STEP 2: Design and Coding
When you finish with your planned email layout, comes the fun part, design and coding. Now a lot of articles online will tell you that certain email clients do not read responsive email CSS3 and will toss them out from the design. Mobile applications like: Gmail, Yahoo , and some Windows Phone OS do not accept responsive email designs.
iPhone Gmail app | iPhone Yahoo! Mail app |
iPhone Mailbox app | Android Yahoo! Mail app |
Android Gmail app | BlackBerry OS5 |
Windows Mobile 6.1 | Windows Phone 7 |
Windows Phone 8 |
Now when I design the table, I found that it is always best to set the width of both the table and each column. Use a fluid design method and try not to use pixel widths. This could force weird scaling to the document. Use percent widths will always make the image fill the table section.
The next issue I have experienced is determining the exact size of the image. This is where you can use both pixel size or percent size. But make sure you use the align attribute for each column and table to place the image exactly where you want it.
STEP 3: Testing
Make sure you always use some form of email testing client, Like Litmus, to get an accurate email test for each email client available. The clients I always check, no matter how many times I refine my document, are Outlook 2007, 2010, 2013, Gmail browser client, and Yahoo browser client.
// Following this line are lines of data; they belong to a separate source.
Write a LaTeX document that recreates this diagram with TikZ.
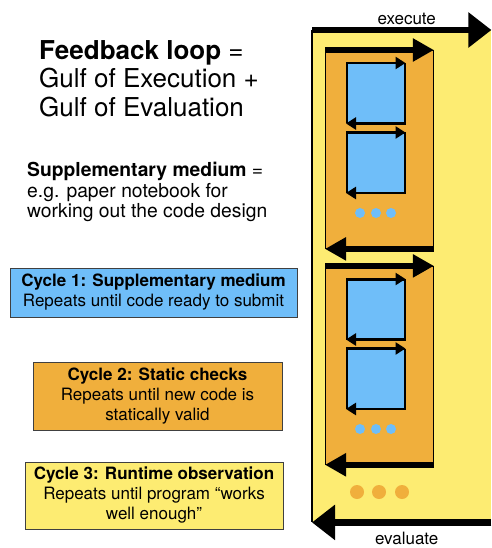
\documentclass[tikz,border=0pt]{standalone}
\usepackage{fontspec}
\setmainfont{TeX Gyre Heros}
\usetikzlibrary{arrows.meta,positioning}
\definecolor{cyellow}{RGB}{253,236,114}
\definecolor{corange}{RGB}{240,175,60}
\definecolor{cblue}{RGB}{111,190,249}
\tikzstyle{outerbox} = [fill=cyellow, inner sep=0pt, anchor=north west, minimum width=179pt, minimum height=492pt]
\tikzstyle{loopbox} = [draw=black, line width=0.9pt, fill=corange, inner sep=0pt, anchor=north west, minimum width=108pt, minimum height=198pt]
\tikzstyle{medbox} = [draw=black, line width=1.5pt, fill=cblue, inner sep=0pt, anchor=north west, minimum width=58pt, minimum height=59pt]
\tikzstyle{cyclebox} = [draw=black!75, line width=0.7pt, align=center, inner sep=0pt, font=\fontsize{17}{20}\selectfont]
\tikzstyle{bigline} = [draw, line width=6.5pt, -{Triangle[length=23pt,width=34pt]}]
\tikzstyle{midline} = [draw, line width=5.5pt, -{Triangle[length=21pt,width=22pt]}]
\tikzstyle{smallline} = [draw, line width=2.8pt, -{Triangle[length=10pt,width=12pt]}]

\begin{document}
\begin{tikzpicture}[x=1pt, y=-1pt]
    \useasboundingbox (0,0) rectangle (491,548);
    % Left column texts
    \node [anchor=north west, inner sep=0pt, align=left, font=\fontsize{26}{28.5}\selectfont] (title) at (39,40) {\textbf{Feedback loop} =\\Gulf of Execution +\\Gulf of Evaluation};
    \node [anchor=north west, inner sep=0pt, align=left, font=\fontsize{19.3}{20.7}\selectfont] (medium) at (27,162) {\textbf{Supplementary medium} =\\e.g. paper notebook for\\working out the code design};
    \node [cyclebox, fill=cblue, minimum width=287pt, minimum height=49pt] (cycle1) at (153.5,292.5) {\textbf{Cycle 1: Supplementary medium}\\Repeats until code ready to submit};
    \node [cyclebox, fill=corange, minimum width=249pt, minimum height=68pt] (cycle2) at (157.5,396) {\textbf{Cycle 2: Static checks}\\Repeats until new code is\\statically valid};
    \node [cyclebox, fill=cyellow, minimum width=258pt, minimum height=67pt] (cycle3) at (154,495.5) {\textbf{Cycle 3: Runtime observation}\\Repeats until program “works\\well enough”};

    % Place nodes
    \node [outerbox] (outer) at (312,30) {};
    \node [loopbox] (loop1) at (325,50) {};
    \node [loopbox, below=17pt of loop1] (loop2) {};
    \node [medbox] (med1) at (346,63) {};
    \node [medbox, below=9pt of med1] (med2) {};
    \node [medbox] (med3) at (346,279) {};
    \node [medbox, below=9pt of med3] (med4) {};
    \node [above=2pt of outer.north, xshift=5pt, font=\fontsize{17}{19}\selectfont] (exec) {execute};
    \node [below=6pt of outer.south, xshift=5pt, font=\fontsize{17}{19}\selectfont] (eval) {evaluate};

    % Dots
    \fill [cblue] (360,213) circle (5pt) (376,213) circle (5pt) (391,213) circle (5pt);
    \fill [cblue] (360,429) circle (5pt) (376,429) circle (5pt) (391,429) circle (5pt);
    \fill [corange] (357,492) circle (7pt) (379,492) circle (7pt) (402,492) circle (7pt);

    % Draw edges
    \draw [line width=1.2pt] (outer.north west) -- (outer.south west);
    \path [bigline] (outer.north west) -- (outer.north east);
    \path [bigline] (outer.south east) -- (outer.south west);
    \path [midline] (loop1.north west) -- (loop1.north east);
    \path [midline] (loop1.south east) -- (loop1.south west);
    \path [midline] (loop2.north west) -- (loop2.north east);
    \path [midline] (loop2.south east) -- (loop2.south west);
    \path [smallline] (med1.north west) -- (med1.north east);
    \path [smallline] (med1.south east) -- (med1.south west);
    \path [smallline] (med2.north west) -- (med2.north east);
    \path [smallline] (med2.south east) -- (med2.south west);
    \path [smallline] (med3.north west) -- (med3.north east);
    \path [smallline] (med3.south east) -- (med3.south west);
    \path [smallline] (med4.north west) -- (med4.north east);
    \path [smallline] (med4.south east) -- (med4.south west);
\end{tikzpicture}
\end{document}
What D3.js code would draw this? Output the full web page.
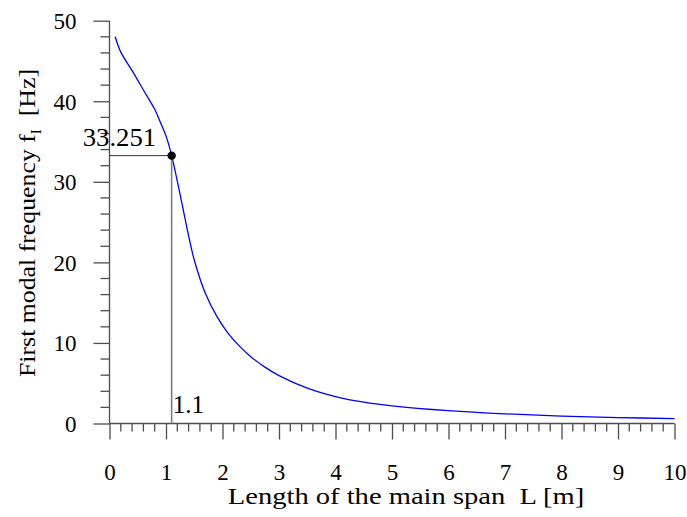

Outlook will always be an issue. Outlook adds a 25 pixel buffer for each table. If you have tables next to each other, you will see an added space that is not in the code. It can create a lot of issues with your design and can cause your tables to stack. Some web clients will ignore you CSS and I always recommend using inline CSS together with a CSS in your head section.
Conclusion:
If you are planning a design for a responsive email, remember to test, test, test and test until you are completely satisfied. Not every email client will accept your design how you want it, but it will help you refine to have something acceptable in all clients.
If you are interested in building responsive email designs for your campaigns, Litmus provides a great way to test your design and has a great amount of resources and inspiration for your design.